Le poids du deuil

Écrire régulièrement, publier une fois par semaine, éventuellement créer une communauté de lectrices qui parlent à cœur ouvert de leur maternité… J’étais pourtant bien partie dans mon aventure d’autrice, animée de principes très simples, clairs et prometteurs. Puis, la femme qui a élevé mes sœurs et moi est décédée, partie sur la pointe des pieds, comme on dit. Mon quotidien de trente ans, une infime parcelle de toute sa mémoire à elle, finalement enfoui, enterré, résigné à un au revoir peu convaincant.

Slow motion. Je n’ai pas pleuré autant que mes sœurs, mais j’ai senti un bouton en mode « ralenti » s’activer dans mon cerveau. Je m’excuse auprès de mes clients pour le temps que je mets à satisfaire leurs demandes. Je peine à rester trop longtemps au téléphone avec mes amis. Je travaille au bureau aussi tard que possible, car je n’ai pas l’énergie de jouer avec les enfants. Je suis incapable d’écrire. Tout est lourd, inutile, languissant. Je sens mon être entier prisonnier d’une pierre incassable, à jamais jeté au point Nemo.

Ma foi est atteinte. J’ai du mal à me lever pour la prière du matin. Je ne révise plus mes leçons d’arabe qui facilitaient ma lecture régulière et fluide du Coran. Et depuis quelques jours, je demande au Bon Dieu de me rassurer par un rêve, que ma tante va bien, de me permettre de tourner la page, comme j’avais réussi à le faire pour Abou Touré. Car chaque nuit, je me pose mille questions, et chaque nuit, je ressasse les jours négligés où je ne pouvais pas deviner que c’était le dernier thieb, le dernier rire aux éclats, la dernière étreinte, le dernier souffle partagé.

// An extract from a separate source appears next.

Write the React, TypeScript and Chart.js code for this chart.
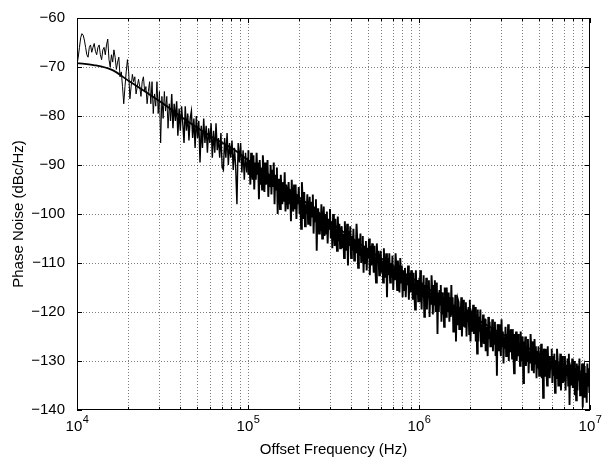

« La vie ne suit pas toujours le contour de nos désirs, beauté. » Infernale mais dégrisante vérité que me répétait très souvent mon oncle Abou, et dont j’ai fait un principe de vie à sa mort. De tels principes sont utiles à l’hypersensible, ils vous permettent d’accepter les mauvaises surprises. Quant aux principes moins tristes – discipline, rigueur, régime sain, sport régulier, honnêteté, bonté désintéressée – ces principes-là vous élèvent en forgeur d’une humanité meilleure. Et parce que je m’exhorte à les pratiquer quotidiennement, j’ai la manie de souvent penser qu’ils sont acquis, que je contrôle totalement mes émotions. Je choisis de servir mes principes et non mes caprices et désirs. Mais là, l’amour et le deuil en découlant ont pris le dessus sur tout. Parfois, les principes doivent avoir préséance sur les émotions, on est d’accord, mais il est crucial d’accepter qu’il y ait plus fort qu’eux, il y a celui qui les pratique, l’être humain, dans toute sa complexité, sa vulnérabilité, et qui dégringole, réduit à rien face à l’absence de l’être aimé.

Slow motion.

La nuit dernière, je regardais la photo où ma tante était vêtue d’un grand boubou rouge avant de dormir. Je l’ai vue en songe, vêtue de ce même habit, entrant dans mon bureau :
« Mon Dieu ! » criai-je en courant l’embrasser. « J’ai trop pleuré pour toi, que j’ai pleuré. C’est bien toi ? Dis-moi que ça va. Rassure-moi.

- Alhamdoulilah, me dit-elle. Dieu merci », la tête penchée et les yeux tristes, comme pour exprimer sa peine de nous avoir quittés. Puis, elle me prit dans ses bras et nous restâmes ainsi, longtemps.

Je me réveille. Le mois d’août, grisâtre et fourbe, touche à sa fin… Je reprendrai mon aventure d’écrivain en septembre. Mes principes prévaudront toujours, mais ils seront désormais vêtus de tendresse et d’acceptation de donner libre cours à l’Amour.